━━━━━ Data lines ━━━━━
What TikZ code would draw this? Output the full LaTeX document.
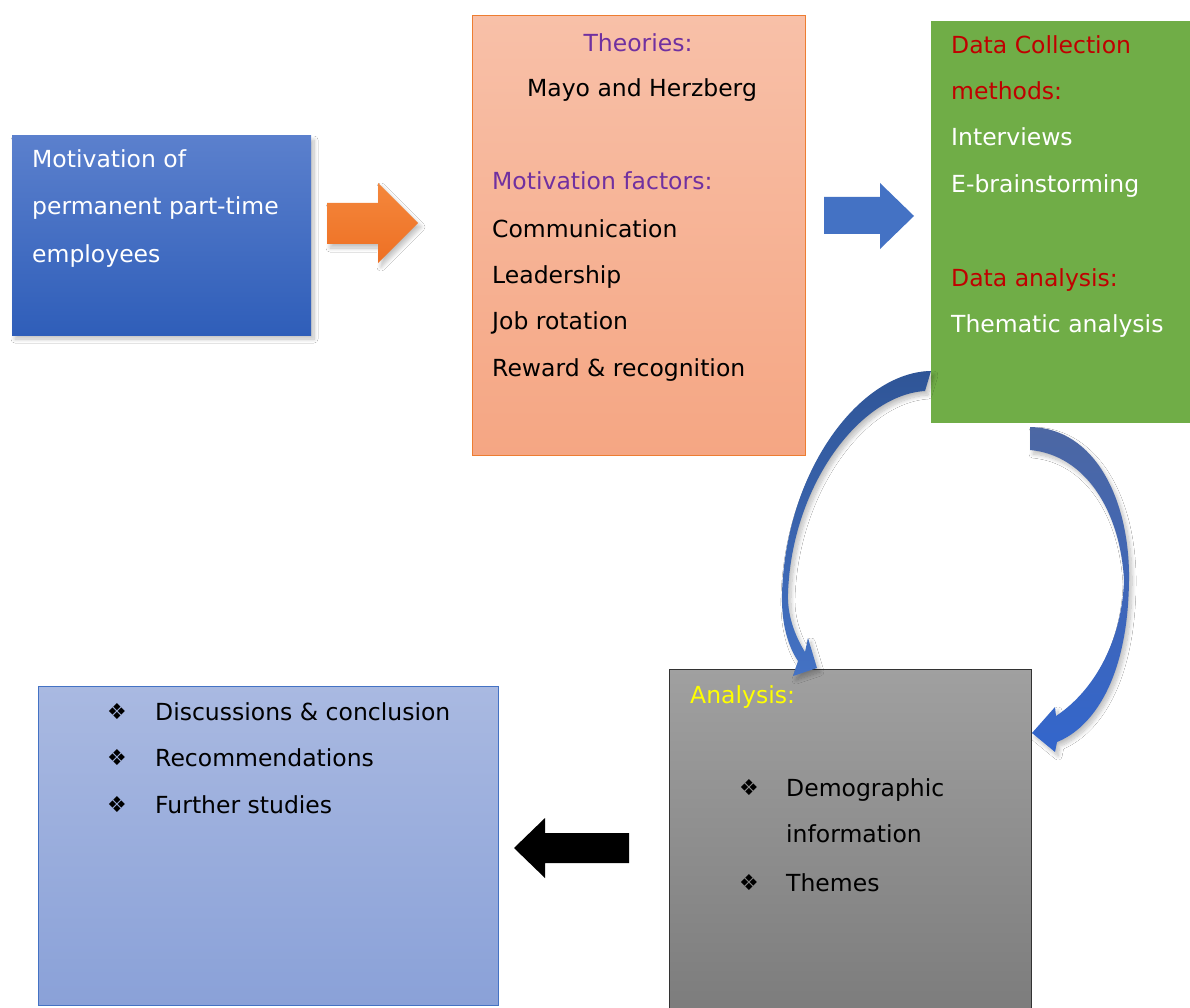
\documentclass[tikz,border=0pt]{standalone}
\usepackage{fontspec}
\setmainfont{DejaVu Sans}
\newfontfamily\symfont{DejaVu Sans}
\usetikzlibrary{shadows.blur}
\definecolor{bAtop}{HTML}{5B80CD}
\definecolor{bAbot}{HTML}{2F5EB9}
\definecolor{salTop}{HTML}{F8C0A8}
\definecolor{salBot}{HTML}{F5A683}
\definecolor{salLine}{HTML}{ED7D31}
\definecolor{grn}{HTML}{70AD47}
\definecolor{gryTop}{HTML}{A0A0A0}
\definecolor{gryBot}{HTML}{7C7C7C}
\definecolor{lbTop}{HTML}{A9B9E1}
\definecolor{lbBot}{HTML}{8AA1D8}
\definecolor{lbLine}{HTML}{4472C4}
\definecolor{purp}{HTML}{7030A0}
\definecolor{dred}{HTML}{C00000}
\definecolor{ylw}{HTML}{FFFF00}
\definecolor{orTop}{HTML}{F4873C}
\definecolor{orBot}{HTML}{EE7024}
\definecolor{arrBlue}{HTML}{4472C4}
\definecolor{cLtop}{HTML}{2F5597}
\definecolor{cLbot}{HTML}{4472C4}
\definecolor{cRtop}{HTML}{4C67A3}
\definecolor{cRbot}{HTML}{3366CC}
\tikzset{
  boxshape/.style={inner sep=0pt, outer sep=0pt, minimum width=#1},
  txt/.style={anchor=base west, inner sep=0pt, font=\fontsize{23.5}{28}\selectfont},
  ctxt/.style={anchor=base, inner sep=0pt, font=\fontsize{23.5}{28}\selectfont},
  bul/.style={anchor=base west, inner sep=0pt, font=\symfont\fontsize{22}{26}\selectfont},
  shd/.style={blur shadow={shadow xshift=3pt, shadow yshift=-4pt, shadow opacity=25, shadow blur steps=10, shadow blur radius=4pt}}
}
\begin{document}
\begin{tikzpicture}[x=1pt,y=-1pt]
\useasboundingbox (0,0) rectangle (1190,1008);
\fill[white] (0,0) rectangle (1190,1008);

% box 1
\node[boxshape=299pt, minimum height=199pt, top color=bAtop, bottom color=bAbot, shd] (mot) at (161.5,235.5) {};
\node[txt, text=white] (m1) at (32,168) {Motivation of};
\node[txt, text=white] (m2) at (32,215) {permanent part-time};
\node[txt, text=white] (m3) at (32,262) {employees};

% orange arrow
\shade[top color=orTop, bottom color=orBot, shd] (327,203) -- (378,203) -- (378,183) -- (418,223) -- (378,263) -- (378,244) -- (327,244) -- cycle;

% box 2
\node[boxshape=333pt, minimum height=439pt, top color=salTop, bottom color=salBot, draw=salLine, line width=1pt] (theo) at (638.5,235.5) {};
\node[ctxt, text=purp] (t1) at (638,52) {Theories:};
\node[ctxt, text=black] (t2) at (642,97) {Mayo and Herzberg};
\node[txt, text=purp] (t3) at (492,190) {Motivation factors:};
\node[txt] (t4) at (492,237) {Communication};
\node[txt] (t5) at (492,283) {Leadership};
\node[txt] (t6) at (492,329) {Job rotation};
\node[txt] (t7) at (492,376) {Reward \& recognition};

% blue arrow
\fill[arrBlue] (824,197) -- (880,197) -- (880,183) -- (914,216) -- (880,249) -- (880,234) -- (824,234) -- cycle;

% box 3
\node[boxshape=259pt, minimum height=402pt, fill=grn] (data) at (1060.5,222) {};
\node[txt, text=dred] (d1) at (951,54) {Data Collection};
\node[txt, text=dred] (d2) at (951,100) {methods:};
\node[txt, text=white] (d3) at (951,146) {Interviews};
\node[txt, text=white] (d4) at (951,193) {E-brainstorming};
\node[txt, text=dred] (d5) at (951,286) {Data analysis:};
\node[txt, text=white] (d6) at (951,332) {Thematic analysis};

% box 4
\node[boxshape=362pt, minimum height=345pt, top color=gryTop, bottom color=gryBot, draw=black!80, line width=0.8pt] (ana) at (850,841.5) {};
\node[txt, text=ylw] (a1) at (690,703) {Analysis:};
\node[bul] (ab1) at (739,795) {❖};
\node[txt] (a2) at (786,796) {Demographic};
\node[txt] (a3) at (786,842) {information};
\node[bul] (ab2) at (739,890) {❖};
\node[txt] (a4) at (786,891) {Themes};

% box 5
\node[boxshape=460pt, minimum height=319pt, top color=lbTop, bottom color=lbBot, draw=lbLine, line width=0.8pt] (conc) at (268,845.5) {};
\node[bul] (cb1) at (107,719) {❖};
\node[txt] (c1) at (155,720) {Discussions \& conclusion};
\node[bul] (cb2) at (107,765) {❖};
\node[txt] (c2) at (155,766) {Recommendations};
\node[bul] (cb3) at (107,812) {❖};
\node[txt] (c3) at (155,813) {Further studies};

% black arrow
\fill[black] (629,833) -- (545,833) -- (545,818) -- (514,848) -- (545,878) -- (545,863) -- (629,863) -- cycle;

% left curved arrow
\shade[top color=cLtop, bottom color=cLbot, shd]
  (931,371) .. controls (860,372) and (786,470) .. (782,593)
  .. controls (781,625) and (789,648) .. (798,661)
  -- (793,676) -- (817,668) -- (808,638) -- (805,652)
  .. controls (795,636) and (787,615) .. (788,593)
  .. controls (792,485) and (860,395) .. (925,391) -- cycle;

% right curved arrow
\shade[top color=cRtop, bottom color=cRbot, shd]
  (1030,427) .. controls (1095,428) and (1130,500) .. (1129,580)
  .. controls (1128,680) and (1092,728) .. (1057,742)
  -- (1055,752) -- (1032,733) -- (1055,707) -- (1056,716)
  .. controls (1095,690) and (1122,640) .. (1124,580)
  .. controls (1120,510) and (1085,455) .. (1030,450) -- cycle;
\end{tikzpicture}
\end{document}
━━━━━
◆ **Set task**
Take the listing above and restate it word for word, without its pictures.

◆ **Full solution**
What TikZ code would draw this? Output the full LaTeX document.
\documentclass[tikz,border=0pt]{standalone}
\usepackage{fontspec}
\setmainfont{DejaVu Sans}
\newfontfamily\symfont{DejaVu Sans}
\usetikzlibrary{shadows.blur}
\definecolor{bAtop}{HTML}{5B80CD}
\definecolor{bAbot}{HTML}{2F5EB9}
\definecolor{salTop}{HTML}{F8C0A8}
\definecolor{salBot}{HTML}{F5A683}
\definecolor{salLine}{HTML}{ED7D31}
\definecolor{grn}{HTML}{70AD47}
\definecolor{gryTop}{HTML}{A0A0A0}
\definecolor{gryBot}{HTML}{7C7C7C}
\definecolor{lbTop}{HTML}{A9B9E1}
\definecolor{lbBot}{HTML}{8AA1D8}
\definecolor{lbLine}{HTML}{4472C4}
\definecolor{purp}{HTML}{7030A0}
\definecolor{dred}{HTML}{C00000}
\definecolor{ylw}{HTML}{FFFF00}
\definecolor{orTop}{HTML}{F4873C}
\definecolor{orBot}{HTML}{EE7024}
\definecolor{arrBlue}{HTML}{4472C4}
\definecolor{cLtop}{HTML}{2F5597}
\definecolor{cLbot}{HTML}{4472C4}
\definecolor{cRtop}{HTML}{4C67A3}
\definecolor{cRbot}{HTML}{3366CC}
\tikzset{
  boxshape/.style={inner sep=0pt, outer sep=0pt, minimum width=#1},
  txt/.style={anchor=base west, inner sep=0pt, font=\fontsize{23.5}{28}\selectfont},
  ctxt/.style={anchor=base, inner sep=0pt, font=\fontsize{23.5}{28}\selectfont},
  bul/.style={anchor=base west, inner sep=0pt, font=\symfont\fontsize{22}{26}\selectfont},
  shd/.style={blur shadow={shadow xshift=3pt, shadow yshift=-4pt, shadow opacity=25, shadow blur steps=10, shadow blur radius=4pt}}
}
\begin{document}
\begin{tikzpicture}[x=1pt,y=-1pt]
\useasboundingbox (0,0) rectangle (1190,1008);
\fill[white] (0,0) rectangle (1190,1008);

% box 1
\node[boxshape=299pt, minimum height=199pt, top color=bAtop, bottom color=bAbot, shd] (mot) at (161.5,235.5) {};
\node[txt, text=white] (m1) at (32,168) {Motivation of};
\node[txt, text=white] (m2) at (32,215) {permanent part-time};
\node[txt, text=white] (m3) at (32,262) {employees};

% orange arrow
\shade[top color=orTop, bottom color=orBot, shd] (327,203) -- (378,203) -- (378,183) -- (418,223) -- (378,263) -- (378,244) -- (327,244) -- cycle;

% box 2
\node[boxshape=333pt, minimum height=439pt, top color=salTop, bottom color=salBot, draw=salLine, line width=1pt] (theo) at (638.5,235.5) {};
\node[ctxt, text=purp] (t1) at (638,52) {Theories:};
\node[ctxt, text=black] (t2) at (642,97) {Mayo and Herzberg};
\node[txt, text=purp] (t3) at (492,190) {Motivation factors:};
\node[txt] (t4) at (492,237) {Communication};
\node[txt] (t5) at (492,283) {Leadership};
\node[txt] (t6) at (492,329) {Job rotation};
\node[txt] (t7) at (492,376) {Reward \& recognition};

% blue arrow
\fill[arrBlue] (824,197) -- (880,197) -- (880,183) -- (914,216) -- (880,249) -- (880,234) -- (824,234) -- cycle;

% box 3
\node[boxshape=259pt, minimum height=402pt, fill=grn] (data) at (1060.5,222) {};
\node[txt, text=dred] (d1) at (951,54) {Data Collection};
\node[txt, text=dred] (d2) at (951,100) {methods:};
\node[txt, text=white] (d3) at (951,146) {Interviews};
\node[txt, text=white] (d4) at (951,193) {E-brainstorming};
\node[txt, text=dred] (d5) at (951,286) {Data analysis:};
\node[txt, text=white] (d6) at (951,332) {Thematic analysis};

% box 4
\node[boxshape=362pt, minimum height=345pt, top color=gryTop, bottom color=gryBot, draw=black!80, line width=0.8pt] (ana) at (850,841.5) {};
\node[txt, text=ylw] (a1) at (690,703) {Analysis:};
\node[bul] (ab1) at (739,795) {❖};
\node[txt] (a2) at (786,796) {Demographic};
\node[txt] (a3) at (786,842) {information};
\node[bul] (ab2) at (739,890) {❖};
\node[txt] (a4) at (786,891) {Themes};

% box 5
\node[boxshape=460pt, minimum height=319pt, top color=lbTop, bottom color=lbBot, draw=lbLine, line width=0.8pt] (conc) at (268,845.5) {};
\node[bul] (cb1) at (107,719) {❖};
\node[txt] (c1) at (155,720) {Discussions \& conclusion};
\node[bul] (cb2) at (107,765) {❖};
\node[txt] (c2) at (155,766) {Recommendations};
\node[bul] (cb3) at (107,812) {❖};
\node[txt] (c3) at (155,813) {Further studies};

% black arrow
\fill[black] (629,833) -- (545,833) -- (545,818) -- (514,848) -- (545,878) -- (545,863) -- (629,863) -- cycle;

% left curved arrow
\shade[top color=cLtop, bottom color=cLbot, shd]
  (931,371) .. controls (860,372) and (786,470) .. (782,593)
  .. controls (781,625) and (789,648) .. (798,661)
  -- (793,676) -- (817,668) -- (808,638) -- (805,652)
  .. controls (795,636) and (787,615) .. (788,593)
  .. controls (792,485) and (860,395) .. (925,391) -- cycle;

% right curved arrow
\shade[top color=cRtop, bottom color=cRbot, shd]
  (1030,427) .. controls (1095,428) and (1130,500) .. (1129,580)
  .. controls (1128,680) and (1092,728) .. (1057,742)
  -- (1055,752) -- (1032,733) -- (1055,707) -- (1056,716)
  .. controls (1095,690) and (1122,640) .. (1124,580)
  .. controls (1120,510) and (1085,455) .. (1030,450) -- cycle;
\end{tikzpicture}
\end{document}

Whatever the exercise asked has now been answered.